Quote: Do you mean disconnected from your spouse? Yes
Ah, thanks.
Well, I think you guys need to rediscover the things that brought you together in the first place and/or kept you going at times you don't feel disconnected. Michele would ask "What's different about the times you don't feel that way?" and then go from there.
Do you know your h's love language? Do you know yours? (I'm referring to the book "The Five Love Languages" by Chapman). For me, a way to resolve feeling disconnected is to make an effort to speak h's love language because that warms him right up and makes him want to be around me more and that, in turn, makes me feel happier. Now, there is a fine line, though, you can't JUST speak his language and never get YOURS satisfied because you will likely end up resentful and that sure equals more disconnection in my book!
Are you familiar with the love language concept?
What did you guys used to do together that you enjoyed?
Also, don't discount the possibility that you may have your own solo needs to attend to that once met will make you feel more connected in general.
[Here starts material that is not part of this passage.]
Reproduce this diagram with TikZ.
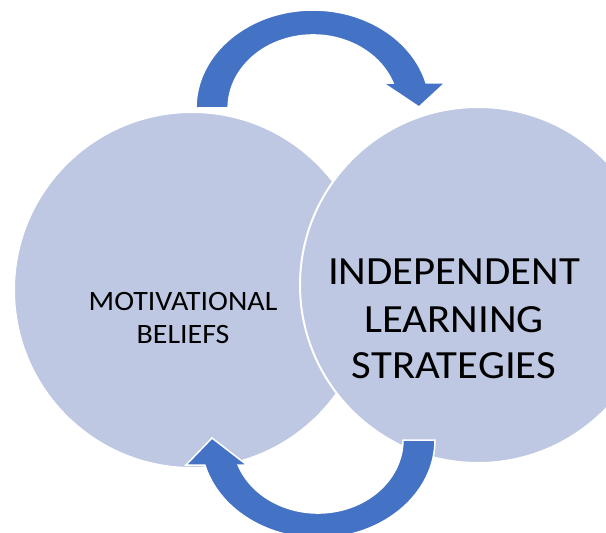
\documentclass[tikz,border=0pt]{standalone}
\usepackage{fontspec}
\setmainfont{Carlito}
\newfontfamily\labelfont[FakeStretch=1.07]{Carlito}
\definecolor{circfill}{RGB}{190,200,227}
\definecolor{arrowblue}{RGB}{68,114,196}
\begin{document}
\begin{tikzpicture}[x=1pt,y=-1pt,
 bubble/.style={circle, minimum size=356pt, inner sep=0pt, fill=circfill, draw=white, line width=2pt},
 cyclearrow/.style={fill=arrowblue, draw=white, line width=1.5pt, line join=miter},
 smalltext/.style={font=\labelfont\fontsize{28}{33}\selectfont, anchor=base, inner sep=0pt},
 bigtext/.style={font=\labelfont\fontsize{40}{47}\selectfont, anchor=base, inner sep=0pt}]
\useasboundingbox (0,0) rectangle (606,533);
\clip (0,0) rectangle (606,533);
\node[bubble] (mb) at (192,290) {};
\node[bubble] (ils) at (478,285) {};
% top arrow
\path[cyclearrow] (196,108) arc[start angle=180, end angle=345.2, x radius=117, y radius=98]
  -- (445,83) -- (419,107) -- (383,83) -- (393,83)
  arc[start angle=340, end angle=180, x radius=85, y radius=73] -- cycle;
% bottom arrow
\path[cyclearrow] (435,440) arc[start angle=0, end angle=165.2, x radius=117, y radius=98]
  -- (186,465) -- (212,438) -- (247,465) -- (238.1,465)
  arc[start angle=160, end angle=0, x radius=85, y radius=73] -- cycle;
\node[smalltext] (mot1) at (183,310) {MOTIVATIONAL};
\node[smalltext] (mot2) at (183,343) {BELIEFS};
\node[bigtext] (ind1) at (454,284) {INDEPENDENT};
\node[bigtext] (ind2) at (454,332) {LEARNING};
\node[bigtext] (ind3) at (454,378) {STRATEGIES};
\end{tikzpicture}
\end{document}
IOW, are there things that you would like to pursue now that you have more free time as an empty nester? Satisfying some of those needs could make you feel more complete which will certainly benefit your marriage.
You might want to check out threads by "eyesopened", too. She posts over in the KLA section but a good search would help you find her too.
So, what do you think?
Sage
Relax. Appreciate. Be calm. Laugh. Enjoy. Be secure. Be loving. Be loved. Don't personalize. Don't ASSume. Accept. Be grateful.